读书便是要当作家学者,学《周易》便是要当算命先生,持此观点者,便不把读书当乐事,于是孙权就借机教诲了一下吕蒙。
初,孙权谓吕蒙曰:“卿今当涂掌事,不可不学。”吕蒙辞以军中多务。孙权曰:“孤岂欲卿治经为博士邪!但当涉猎,见往事耳。卿言多务,孰若孤!孤常读书,自以为大有所益。”吕蒙乃始就学。及鲁肃过寻阳,与吕蒙论议,大惊曰:“卿今者才略,非复吴下阿蒙!”吕蒙曰:“士别三日,即更刮目相待,大兄何见事之晚乎!”鲁肃遂拜蒙母,结友而别。

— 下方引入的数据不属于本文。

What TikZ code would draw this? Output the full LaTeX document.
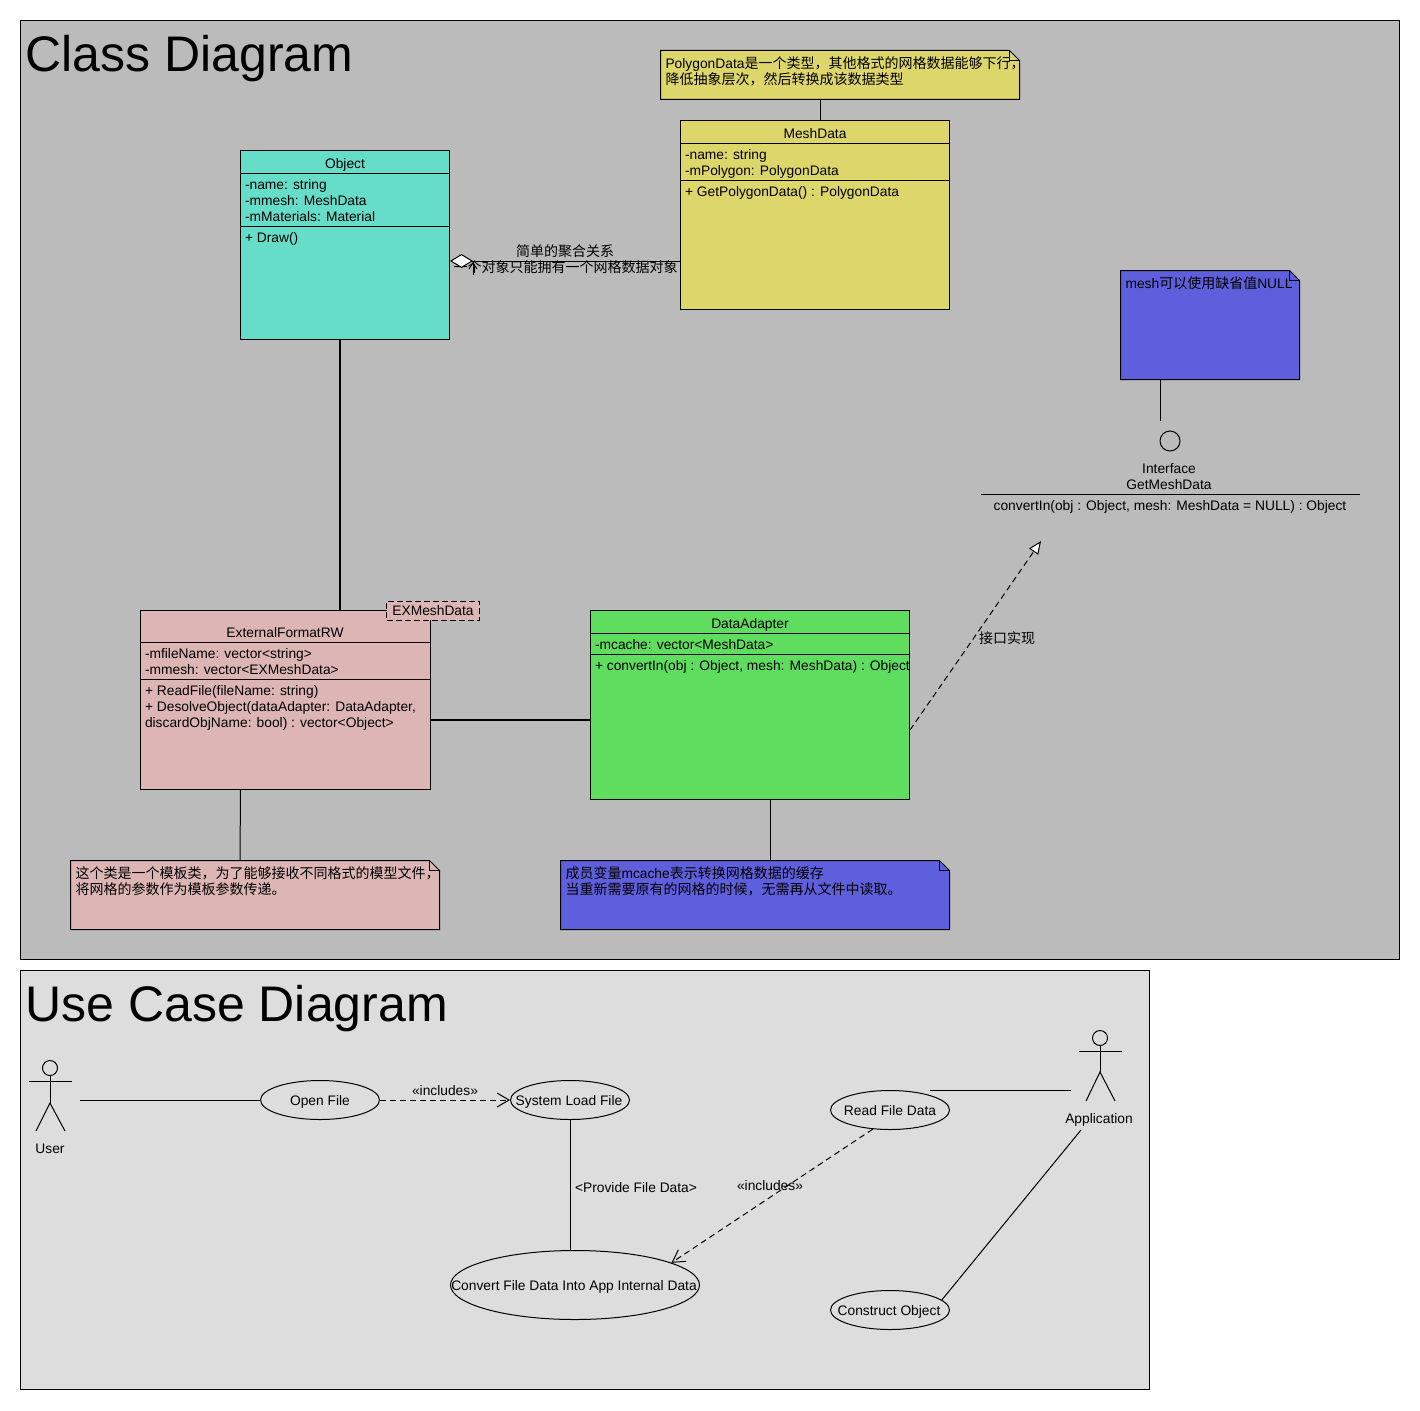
\documentclass[tikz,border=0pt]{standalone}
\usepackage{fontspec}
\setmainfont{Liberation Sans}
\newfontfamily\cjk[Scale=1.0145]{Noto Sans CJK SC}
\newcommand{\zh}[1]{{\cjk #1}}
\usepackage{tikz}
\usetikzlibrary{arrows.meta,shapes.geometric}

\definecolor{framegray}{HTML}{BBBBBB}
\definecolor{usegray}{HTML}{DDDDDD}
\definecolor{tealfill}{HTML}{66DDC8}
\definecolor{yellowfill}{HTML}{DDD66B}
\definecolor{pinkfill}{HTML}{DDB5B5}
\definecolor{greenfill}{HTML}{5FDD5F}
\definecolor{bluefill}{HTML}{5F5FDD}

\tikzset{
  every node/.style={font=\fontsize{13.8}{16}\selectfont,inner sep=0pt},
  framebox/.style={draw,rectangle,inner sep=0pt},
  classbox/.style={draw,rectangle,inner sep=0pt},
  notebox/.style={rectangle,inner sep=0pt,outer sep=0pt},
  usecase/.style={draw,ellipse,inner sep=0pt},
  members/.style={anchor=north west,align=left},
  single/.style={text height=10pt,text depth=0pt},
  heading/.style={anchor=west,font=\fontsize{50}{56}\selectfont},
  thickline/.style={line width=2pt},
  includes/.style={dashed,dash pattern=on 6pt off 4pt,-{Straight Barb[length=12pt,width=14pt]}},
}

% folded corner for the notes
\newcommand{\notefold}[2]{
  \draw[fill=#2] (#1.south west) -- (#1.north west) -- ([xshift=-10pt]#1.north east) -- ([yshift=-10pt]#1.north east) -- (#1.south east) -- cycle;
  \draw ([xshift=-10pt]#1.north east) -- ([xshift=-10pt,yshift=-10pt]#1.north east) -- ([yshift=-10pt]#1.north east);
}

\begin{document}
\begin{tikzpicture}[x=1pt,y=-1pt,line width=1pt]
\useasboundingbox (0,0) rectangle (1420,1410);

\node[framebox,fill=framegray,minimum width=1379pt,minimum height=939pt] (classframe) at (710,490) {};
\node[framebox,fill=usegray,minimum width=1129pt,minimum height=419pt] (useframe) at (585,1180) {};
\node[heading] (classtitle) at (25,59) {Class Diagram};
\node[heading] (usetitle) at (25,1009) {Use Case Diagram};

\node[classbox,fill=tealfill,minimum width=209pt,minimum height=189pt] (object) at (345,245) {};
\draw (object.west |- 0,173.5) -- (object.east |- 0,173.5);
\draw (object.west |- 0,226.5) -- (object.east |- 0,226.5);
\node[single] (objectname) at (345,163) {Object};
\node[members] (objectattrs) at (244.5,178.5) {-name: string\\-mmesh: MeshData\\-mMaterials: Material};
\node[members] (objectops) at (244.5,231.5) {+ Draw()};

\node[classbox,fill=yellowfill,minimum width=269pt,minimum height=189pt] (meshdata) at (815,215) {};
\draw (meshdata.west |- 0,143.5) -- (meshdata.east |- 0,143.5);
\draw (meshdata.west |- 0,180.5) -- (meshdata.east |- 0,180.5);
\node[single] (meshname) at (815,133) {MeshData};
\node[members] (meshattrs) at (684.5,148.5) {-name: string\\-mPolygon: PolygonData};
\node[members] (meshops) at (684.5,185.5) {+ GetPolygonData() : PolygonData};

\node[notebox,minimum width=359pt,minimum height=49pt] (polynote) at (840,75) {};
\notefold{polynote}{yellowfill}
\node[members] (polytext) at (665,56) {PolygonData\zh{是一个类型，其他格式的网格数据能够下行，}\\\zh{降低抽象层次，然后转换成该数据类型}};
\draw ([xshift=-20pt]polynote.south) -- ([xshift=5pt]meshdata.north);

\node[classbox,fill=pinkfill,minimum width=290pt,minimum height=179pt] (externalrw) at (285.5,700) {};
\draw (externalrw.west |- 0,642.5) -- (externalrw.east |- 0,642.5);
\draw (externalrw.west |- 0,679.5) -- (externalrw.east |- 0,679.5);
\node[single] (externalname) at (285,632) {ExternalFormatRW};
\node[members] (externalattrs) at (144.5,647.5) {-mfileName: vector<string>\\-mmesh: vector<EXMeshData>};
\node[members] (externalops) at (144.5,684.5) {+ ReadFile(fileName: string)\\+ DesolveObject(dataAdapter: DataAdapter,\\discardObjName: bool) : vector<Object>};
\node[classbox,dashed,dash pattern=on 6pt off 3pt,fill=pinkfill,minimum width=93pt,minimum height=19pt,single] (templatebox) at (433,610.5) {EXMeshData};

\node[classbox,fill=greenfill,minimum width=319pt,minimum height=189pt] (dataadapter) at (750,705) {};
\draw (dataadapter.west |- 0,633.5) -- (dataadapter.east |- 0,633.5);
\draw (dataadapter.west |- 0,654.5) -- (dataadapter.east |- 0,654.5);
\node[single] (adaptername) at (750,623) {DataAdapter};
\node[members] (adapterattrs) at (594.5,638.5) {-mcache: vector<MeshData>};
\node[members] (adapterops) at (594.5,659.5) {+ convertIn(obj : Object, mesh: MeshData) : Object};

\node[notebox,minimum width=369pt,minimum height=69pt] (templatenote) at (255,895) {};
\notefold{templatenote}{pinkfill}
\node[members] (templatetext) at (75,866) {\zh{这个类是一个模板类，为了能够接收不同格式的模型文件，}\\\zh{将网格的参数作为模板参数传递。}};

\node[notebox,minimum width=389pt,minimum height=69pt] (cachenote) at (755,895) {};
\notefold{cachenote}{bluefill}
\node[members] (cachetext) at (565,866) {\zh{成员变量}mcache\zh{表示转换网格数据的缓存}\\\zh{当重新需要原有的网格的时候，无需再从文件中读取。}};

\node[notebox,minimum width=179pt,minimum height=109pt] (nullnote) at (1210,325) {};
\notefold{nullnote}{bluefill}
\node[members] (nulltext) at (1125,276) {mesh\zh{可以使用缺省值}NULL};

\node[draw,circle,minimum size=20pt] (iface) at (1170,441) {};
\coordinate (ifacetop) at (1160,421);
\node (ifacelabel) at (1169,478) {\begin{tabular}{@{}c@{}}Interface\\GetMeshData\end{tabular}};
\coordinate (ifaceleft) at (981,494.5);
\coordinate (ifaceright) at (1360,494.5);
\draw (ifaceleft) -- (ifaceright);
\node[single] (ifaceop) at (1170,505) {convertIn(obj : Object, mesh: MeshData = NULL) : Object};
\coordinate (ifacetip) at (1041,541);

\draw[thickline] ([xshift=-5pt]object.south) -- ([xshift=54.5pt]externalrw.north);
\draw[thickline] ([yshift=-20pt]externalrw.east) -- ([yshift=-15pt]dataadapter.west);
\draw ([xshift=-45pt]externalrw.south) -- ([xshift=-15pt]templatenote.north);
\draw ([xshift=20pt]dataadapter.south) -- ([xshift=15pt]cachenote.north);
\draw ([xshift=-50pt]nullnote.south) -- (ifacetop);

\node (aggtop) at (565,251) {\zh{简单的聚合关系}};
\node (aggbottom) at (565.5,267) {\zh{一个对象只能拥有一个网格数据对象}};
\draw[{Diamond[fill=white,length=23pt,width=14pt]}-] ([yshift=-16pt]object.east) -- ([yshift=-46pt]meshdata.west);
\coordinate (aggfoot) at (473,275);
\coordinate (agghead) at (473,262);
\draw[-{Straight Barb[length=6pt,width=8pt]}] (aggfoot) -- (agghead);

\draw[dashed,dash pattern=on 6pt off 4pt,-{Triangle[fill=white,length=13pt,width=11pt]}] ([yshift=-25pt]dataadapter.east) -- (ifacetip);
\node (realizelabel) at (1007,638) {\zh{接口实现}};

\node[usecase,minimum width=119pt,minimum height=39pt] (openfile) at (320,1100) {};
\node[single] (openlabel) at (320,1100) {Open File};
\node[usecase,minimum width=119pt,minimum height=39pt] (loadfile) at (570,1100) {};
\node[single] (loadlabel) at (569,1100) {System Load File};
\node[usecase,minimum width=249pt,minimum height=69pt] (convertdata) at (575,1285) {};
\node[single] (convertlabel) at (574,1285) {Convert File Data Into App Internal Data};
\node[usecase,minimum width=119pt,minimum height=39pt] (readfile) at (890,1110) {};
\node[single] (readlabel) at (890,1110) {Read File Data};
\node[usecase,minimum width=119pt,minimum height=39pt] (constructobj) at (890,1310) {};
\node[single] (constructlabel) at (889,1310) {Construct Object};

% user actor
\node[draw,circle,minimum size=15pt] (userhead) at (50,1068) {};
\coordinate (userhip) at (50,1103);
\draw (userhead) -- (userhip);
\draw (29,1081) -- (72,1081);
\draw (36,1131) -- (userhip) -- (65,1131);
\node[single] (username) at (50,1148) {User};
\coordinate (userend) at (80,1100);

% application actor
\node[draw,circle,minimum size=15pt] (apphead) at (1100,1038) {};
\coordinate (apphip) at (1100,1072);
\draw (apphead) -- (apphip);
\draw (1079,1051) -- (1122,1051);
\draw (1086,1101) -- (apphip) -- (1115,1101);
\node[single] (appname) at (1099,1118) {Application};
\coordinate (appreadend) at (1071,1090);
\coordinate (readend) at (930,1090);
\coordinate (appbottom) at (1081,1130);

\draw (userend) -- (openfile);
\draw[includes] (openfile) -- (loadfile);
\node (includesone) at (445,1091) {«includes»};
\draw (loadfile.south) -- (loadfile.south |- convertdata.north);
\node (providelabel) at (636,1188) {<Provide File Data>};
\draw[includes] (readfile.228) -- (convertdata.13);
\node (includestwo) at (770,1186) {«includes»};
\draw (readend) -- (appreadend);
\draw (appbottom) -- (constructobj.11);
\end{tikzpicture}
\end{document}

师古说:“涉若涉水,猎若猎兽,言历览之,不专精也。”孙权这个读书态度极好,“但当涉猎,见往事耳”,很和《资治通鉴》的名字相符。吕蒙亦非寻常公务员,还真从书中悟得了道理,惊得鲁肃与之结拜而去。耶鲁大学校长莱文在接受人民网记者采访时曾说:“我是一个经济学家。经济学家经常预测未来,但这些预测都建立在人类行为动机的理论模型基础上,而历史则能告诉你在真实的环境里已经发生过的事件。这些历史整体包涵了人类在处理任何问题时所拥有的共同经验。这些经验对今天的政府决策者是重要的参考。他们可以知道,在某个事件发生前後,历史上是怎么处理类似事件的,有什么经验教训可以吸取。”美国历史就那么一截,却这样看重,令人吃惊。周作人懂得这个道理,认为“过去曾如此,现在是如此,将来要如此。”可他是汉奸,他的话自然不会有人听,再者天塌下来自有高个顶着,我们忧什么,於是相约招商引资去。

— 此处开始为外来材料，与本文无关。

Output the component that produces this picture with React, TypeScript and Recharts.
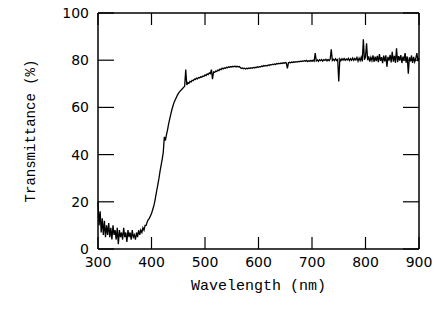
import { LineChart, Line, XAxis, YAxis, Label } from "recharts";

// spectrometer samples every 2 nm starting at 300 nm
const startNm = 300;
const stepNm = 2;

// 300–398 nm, noisy floor below the absorption edge
const uvBand = [
  20, 10, 16, 7, 13, 6, 12, 5, 10, 6,
  11, 5, 9, 4, 10, 6, 8, 4, 9, 2,
  8, 5, 7, 4, 9, 5, 7, 3, 8, 5,
  7, 4, 8, 5, 6, 4, 7, 5, 8, 6,
  8, 7, 9, 8, 10, 10, 11.5, 12.5, 13, 14,
];

// 400–478 nm, the steep rise
const absorptionEdge = [
  15, 16.5, 18, 20, 22.5, 25, 27.5, 30, 33, 35.5,
  38, 41, 47.5, 46, 48.5, 50.5, 53, 55, 57, 59,
  60.5, 62, 63, 64, 65, 65.8, 66.5, 67, 67.5, 68,
  68.5, 69, 76, 69.5, 70.5, 70.2, 71, 70.8, 71.5, 71.3,
];

// 480–698 nm
const visibleBand = [
  72, 71.8, 72.4, 72.1, 72.7, 72.5, 73, 72.8, 73.3, 73.1,
  73.8, 73.5, 74.2, 73.9, 74.6, 74.3, 76, 72, 75, 74.8,
  75.4, 75.2, 75.8, 75.6, 76.2, 76, 76.6, 76.3, 76.8, 76.5,
  77, 76.8, 77.2, 77, 77.3, 77.1, 77.4, 77.2, 77.5, 77.1,
  77.4, 77.2, 77.3, 76.9, 76.5, 76.7, 76.4, 76.6, 76.3, 76.6,
  76.4, 76.7, 76.5, 76.8, 76.6, 76.9, 76.7, 77, 76.9, 77.2,
  77, 77.3, 77.2, 77.5, 77.3, 77.7, 77.5, 77.8, 77.6, 78,
  77.8, 78.1, 78, 78.3, 78.1, 78.4, 78.2, 78.6, 78.4, 78.7,
  78.5, 78.8, 78.6, 78.9, 78.7, 79, 78.8, 76.5, 78.9, 79.1,
  78.9, 79.2, 79, 79.3, 79.1, 79.4, 79.2, 79.5, 79.3, 79.6,
  79.4, 79.7, 79.5, 79.8, 79.6, 79.9, 79.4, 79.8, 79.6, 79.9,
];

// 700–900 nm, noisier with detector spikes
const nearInfrared = [
  79.5, 80, 79.6, 83, 79.7, 80.1, 79.5, 80.2, 79.8, 80.3,
  79.6, 80.2, 79.9, 80.4, 79.7, 80.3, 79.8, 80.5, 84.6, 79.9,
  80.4, 79.8, 80.6, 79.9, 80.3, 71, 80.5, 79.8, 80.6, 80,
  80.7, 79.9, 80.5, 80.1, 80.8, 79.8, 80.6, 80, 80.9, 79.9,
  80.7, 80.1, 81.2, 79.6, 80.9, 79.8, 81.3, 79.5, 88.9, 80.2,
  81.4, 87.2, 80, 81.6, 79.4, 81.2, 79.8, 82, 79.3, 81.5,
  79.6, 81.8, 79.2, 82.6, 79.7, 81.3, 78.8, 81.9, 79.5, 82.1,
  77.2, 81.4, 79.8, 82.3, 79.1, 83.6, 79.4, 81.8, 78.9, 85,
  79.2, 81.7, 79.8, 82.2, 78.8, 81.5, 80.1, 83, 79, 81.6,
  74.3, 81.2, 79.5, 82, 78.9, 81.4, 79.3, 80.8, 83, 79.6,
  81,
];

const xTicks = [300, 400, 500, 600, 700, 800, 900];
const yTicks = [0, 20, 40, 60, 80, 100];

const transmittance = [...uvBand, ...absorptionEdge, ...visibleBand, ...nearInfrared];
const data = transmittance.map((t, i) => ({ nm: startNm + i * stepNm, t }));

const tickFont = { fontFamily: "DejaVu Sans", fontSize: 14, fill: "#000" };
const titleFont = { fontFamily: "Liberation Mono", fill: "#000" };
const frame = { stroke: "#000", strokeWidth: 1.5 };
const ink = "#000";

// ticks point into the plot, like the original plotting package draws them
const BottomTick = ({ x, y, payload }: any) => (
  <g>
    <line x1={x} x2={x} y1={y} y2={y - 12} stroke={ink} strokeWidth={1.2} />
    <text x={x} y={y + 18} textAnchor="middle" {...tickFont}>{payload.value}</text>
  </g>
);
const TopTick = ({ x, y }: any) => (
  <line x1={x} x2={x} y1={y} y2={y + 12} stroke={ink} strokeWidth={1.2} />
);
const LeftTick = ({ x, y, payload }: any) => (
  <g>
    <line x1={x} x2={x + 16} y1={y} y2={y} stroke={ink} strokeWidth={1.2} />
    <text x={x - 9} y={y + 5} textAnchor="end" {...tickFont}>{payload.value}</text>
  </g>
);
const RightTick = ({ x, y }: any) => (
  <line x1={x} x2={x - 16} y1={y} y2={y} stroke={ink} strokeWidth={1.2} />
);

export default function App() {
  return (
    <div style={{ position: "absolute", left: 0, top: 0, background: "#fff" }}>
      <LineChart width={436} height={309} data={data} margin={{ top: 12, right: 16, bottom: 0, left: 0 }}>
        <XAxis
          xAxisId="top"
          orientation="top"
          type="number"
          dataKey="nm"
          domain={[300, 900]}
          allowDataOverflow
          ticks={xTicks}
          height={1}
          tickSize={0}
          tickMargin={0}
          tick={<TopTick />}
          tickLine={false}
          axisLine={frame}
        />
        <XAxis
          type="number"
          dataKey="nm"
          domain={[300, 900]}
          ticks={xTicks}
          height={60}
          tickSize={0}
          tickMargin={0}
          tick={<BottomTick />}
          tickLine={false}
          axisLine={frame}
        >
          <Label value="Wavelength (nm)" position="insideBottom" offset={19} style={{ ...titleFont, fontSize: 15 }} />
        </XAxis>
        <YAxis
          type="number"
          domain={[0, 100]}
          ticks={yTicks}
          width={98}
          tickSize={0}
          tickMargin={0}
          tick={<LeftTick />}
          tickLine={false}
          axisLine={frame}
        >
          <Label
            value="Transmittance (%)"
            angle={-90}
            position="insideLeft"
            offset={30}
            style={{ ...titleFont, fontSize: 14, textAnchor: "middle" }}
          />
        </YAxis>
        <YAxis
          yAxisId="right"
          orientation="right"
          type="number"
          domain={[0, 100]}
          allowDataOverflow
          ticks={yTicks}
          width={1}
          tickSize={0}
          tickMargin={0}
          tick={<RightTick />}
          tickLine={false}
          axisLine={frame}
        />
        <Line
          type="linear"
          dataKey="t"
          stroke={ink}
          strokeWidth={1.3}
          dot={false}
          isAnimationActive={false}
        />
      </LineChart>
    </div>
  );
}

梁启超把读书引向了狭义的书斋学者化,这是他最大的过失,倒不如《经学历史》的通透,“儒者尊信《六经》之学可以治世,孔子之道可为弘亮洪业、赞扬迪哲之用。朝廷议礼、议政,无不引经;公卿大夫士吏,无不通一艺以上。虽汉家制度,王霸杂用,未能尽行孔教;而通经致用,人才已为后世之所莫逮。”此节文字可以解答读什么书的问题,快餐文笔终究如喝花酒,到底不是自己的女人。
经书是要拿来经世致用的,顾祖禹著《读史方舆纪要》,历为学者看重,却是“游观诗赋,何与人事,则汰去之,此书之立体者也。”和司马光编《通鉴》也是相通。顾炎武“别蓍《日知录》,上篇经术,中篇治道,下篇博闻,共三十余卷。有王者起,将以见诸行事,以跻斯世於治古之隆。”亦寄寓作者经世之理想。
曹魏正始年间,有诏议“圜丘”之事,是时郎官及司徒领吏二万余人,而应书参与议论此事的,略无几人。当时在朝廷任职的官员,仅公卿以下就有四百余人,可是能操笔为文的,还不到十人,“多皆饱食相从而退”。鱼豢在《魏略》序中说“嗟夫!学业沈陨,乃至于此。”皮锡瑞因而感叹说:“鱼豢序见《三国志注》,令人阅之悚然。夫以两汉经学之盛,不百年而一衰至此,然则,文明岂可恃乎!”
文明着实不可恃,却要待人苦心经营。